Comparison below assumes postgraduate study with PR as a real goal. Conversion rates used: AUD 1 = LKR 210, CAD 1 = LKR 235. Both countries have tightened student visa policies through 2024–2025 — verify current rules with the official sources cited at the end.
1. Total cost — Canada slightly cheaper, both manageable
A two-year Canadian Master’s at a mid-tier university (say Concordia, SFU, Carleton, Dalhousie) typically runs CAD 45,000–65,000 in tuition plus CAD 30,000–40,000 in living costs across 2 years — total roughly CAD 85,000 (LKR 20m). The equivalent Australian Master’s at Melbourne, Sydney, Monash, ANU, UQ, UNSW, Adelaide, UWA (Group of Eight) typically runs AUD 80,000–120,000 in tuition plus AUD 45,000–60,000 living costs — total roughly AUD 140,000 (LKR 29m).

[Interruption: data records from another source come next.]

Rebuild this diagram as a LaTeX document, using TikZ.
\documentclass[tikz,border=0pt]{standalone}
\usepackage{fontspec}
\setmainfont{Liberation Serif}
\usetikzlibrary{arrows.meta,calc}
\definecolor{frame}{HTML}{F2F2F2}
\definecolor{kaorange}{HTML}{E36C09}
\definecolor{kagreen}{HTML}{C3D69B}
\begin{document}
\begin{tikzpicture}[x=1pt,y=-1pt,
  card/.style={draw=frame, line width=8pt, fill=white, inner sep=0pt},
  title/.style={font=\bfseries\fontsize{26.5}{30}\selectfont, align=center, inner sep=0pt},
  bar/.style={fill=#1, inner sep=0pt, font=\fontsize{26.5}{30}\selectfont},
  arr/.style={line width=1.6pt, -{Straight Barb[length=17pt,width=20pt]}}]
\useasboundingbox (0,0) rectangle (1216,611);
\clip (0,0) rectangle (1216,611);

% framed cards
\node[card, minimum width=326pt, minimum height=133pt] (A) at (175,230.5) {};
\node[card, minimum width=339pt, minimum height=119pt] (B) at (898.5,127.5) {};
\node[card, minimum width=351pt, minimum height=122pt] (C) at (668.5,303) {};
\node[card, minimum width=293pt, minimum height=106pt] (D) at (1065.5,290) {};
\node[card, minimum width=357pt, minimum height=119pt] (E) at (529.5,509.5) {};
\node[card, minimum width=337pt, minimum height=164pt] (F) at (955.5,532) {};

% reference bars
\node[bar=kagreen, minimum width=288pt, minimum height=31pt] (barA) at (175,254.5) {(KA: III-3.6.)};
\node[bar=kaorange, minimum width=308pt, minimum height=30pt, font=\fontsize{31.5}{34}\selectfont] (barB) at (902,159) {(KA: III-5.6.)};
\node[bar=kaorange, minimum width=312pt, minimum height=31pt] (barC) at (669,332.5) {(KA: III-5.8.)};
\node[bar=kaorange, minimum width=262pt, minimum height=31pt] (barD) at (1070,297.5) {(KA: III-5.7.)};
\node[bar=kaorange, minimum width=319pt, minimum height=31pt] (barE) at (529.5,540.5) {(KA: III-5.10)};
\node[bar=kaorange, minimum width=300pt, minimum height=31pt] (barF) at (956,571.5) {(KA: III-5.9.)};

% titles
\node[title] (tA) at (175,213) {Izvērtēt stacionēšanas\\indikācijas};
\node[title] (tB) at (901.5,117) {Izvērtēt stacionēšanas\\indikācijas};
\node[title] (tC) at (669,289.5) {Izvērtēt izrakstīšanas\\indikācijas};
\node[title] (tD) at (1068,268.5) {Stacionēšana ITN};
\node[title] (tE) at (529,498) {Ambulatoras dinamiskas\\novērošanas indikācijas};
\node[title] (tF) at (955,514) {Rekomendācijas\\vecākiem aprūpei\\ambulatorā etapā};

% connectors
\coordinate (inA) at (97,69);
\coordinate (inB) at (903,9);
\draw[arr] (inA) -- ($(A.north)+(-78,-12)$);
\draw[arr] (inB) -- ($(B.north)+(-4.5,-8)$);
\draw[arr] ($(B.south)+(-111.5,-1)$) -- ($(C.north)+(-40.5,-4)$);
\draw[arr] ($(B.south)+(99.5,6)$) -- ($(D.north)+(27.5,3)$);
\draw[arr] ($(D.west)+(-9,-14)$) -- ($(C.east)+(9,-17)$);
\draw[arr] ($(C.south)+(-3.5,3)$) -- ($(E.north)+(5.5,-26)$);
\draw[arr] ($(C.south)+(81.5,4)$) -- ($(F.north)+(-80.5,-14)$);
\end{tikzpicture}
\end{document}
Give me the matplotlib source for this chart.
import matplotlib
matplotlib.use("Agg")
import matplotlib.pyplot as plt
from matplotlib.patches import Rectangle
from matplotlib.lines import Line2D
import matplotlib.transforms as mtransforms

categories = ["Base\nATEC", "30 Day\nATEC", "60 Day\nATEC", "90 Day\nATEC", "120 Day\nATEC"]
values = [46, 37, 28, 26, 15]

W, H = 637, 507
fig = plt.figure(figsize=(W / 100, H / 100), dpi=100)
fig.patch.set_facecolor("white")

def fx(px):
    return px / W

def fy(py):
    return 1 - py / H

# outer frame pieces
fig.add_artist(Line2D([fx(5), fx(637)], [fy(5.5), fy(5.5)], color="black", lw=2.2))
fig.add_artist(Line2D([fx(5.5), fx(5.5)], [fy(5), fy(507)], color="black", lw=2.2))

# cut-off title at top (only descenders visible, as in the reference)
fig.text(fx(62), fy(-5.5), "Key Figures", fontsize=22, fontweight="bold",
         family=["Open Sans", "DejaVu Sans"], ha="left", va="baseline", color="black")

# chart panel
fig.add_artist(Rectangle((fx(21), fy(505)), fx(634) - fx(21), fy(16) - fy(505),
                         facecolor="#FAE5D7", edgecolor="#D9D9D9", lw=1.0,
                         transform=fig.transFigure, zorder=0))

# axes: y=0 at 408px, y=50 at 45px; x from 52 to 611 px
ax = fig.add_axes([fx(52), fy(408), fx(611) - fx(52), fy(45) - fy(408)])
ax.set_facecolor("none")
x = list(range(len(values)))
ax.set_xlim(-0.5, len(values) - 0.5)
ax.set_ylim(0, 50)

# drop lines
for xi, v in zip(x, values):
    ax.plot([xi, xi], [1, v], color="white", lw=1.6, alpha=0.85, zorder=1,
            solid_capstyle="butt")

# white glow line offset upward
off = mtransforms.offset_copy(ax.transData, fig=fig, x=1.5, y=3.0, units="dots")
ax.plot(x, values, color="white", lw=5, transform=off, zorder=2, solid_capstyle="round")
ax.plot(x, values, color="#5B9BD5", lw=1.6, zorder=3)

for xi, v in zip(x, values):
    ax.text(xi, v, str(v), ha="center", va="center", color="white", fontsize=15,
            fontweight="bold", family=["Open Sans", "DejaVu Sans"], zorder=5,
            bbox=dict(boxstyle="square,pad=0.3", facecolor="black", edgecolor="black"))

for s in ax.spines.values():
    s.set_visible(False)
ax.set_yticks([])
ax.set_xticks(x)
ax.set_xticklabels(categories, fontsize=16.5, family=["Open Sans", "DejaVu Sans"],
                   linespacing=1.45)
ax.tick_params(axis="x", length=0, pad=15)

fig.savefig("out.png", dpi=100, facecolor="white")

For tier-2 Australian universities (Macquarie, La Trobe, Deakin, RMIT, QUT, Griffith), the tuition is meaningfully lower — AUD 50,000–80,000 over 2 years — bringing the total closer to AUD 110,000 (LKR 23m). Canada at U15 universities (Toronto, McGill, UBC, Waterloo, McMaster) sits higher: CAD 60,000–95,000 tuition, total CAD 105,000+ (LKR 25m+). Tier-for-tier, Canada is 15–25% cheaper.
2. Post-study work — PGWP vs Australian post-study work
Canada Post-Graduation Work Permit (PGWP): up to 3 years, length tied to programme duration (1-year programme = 1-year PGWP, 2-year+ programme = 3-year PGWP). No employer needed at point of application, open work permit, all sectors. As of November 2024, PGWP eligibility is tied to graduating from a programme on the IRCC field-of-study list — most STEM, healthcare, trades, and education programmes qualify; some business and arts programmes no longer do. Verify your specific programme’s PGWP eligibility BEFORE applying.
Australia post-study work visa (subclass 485 — Temporary Graduate visa): 2 years for Bachelor’s / Master’s coursework, 3 years for Master’s by research, 4 years for PhD. There is an additional 1–2 year extension available for graduates of regional Australian universities (outside Sydney, Melbourne, Brisbane, Perth metro). Like the PGWP, no employer needed for the post-study work visa itself.
Both countries restrict post-study work eligibility to graduates of specific programme types — Canada via the new field-of-study list, Australia via approved CRICOS-registered programmes. Lower-tier private colleges in either country may not qualify their graduates for the post-study work visa even when the course is otherwise legitimate.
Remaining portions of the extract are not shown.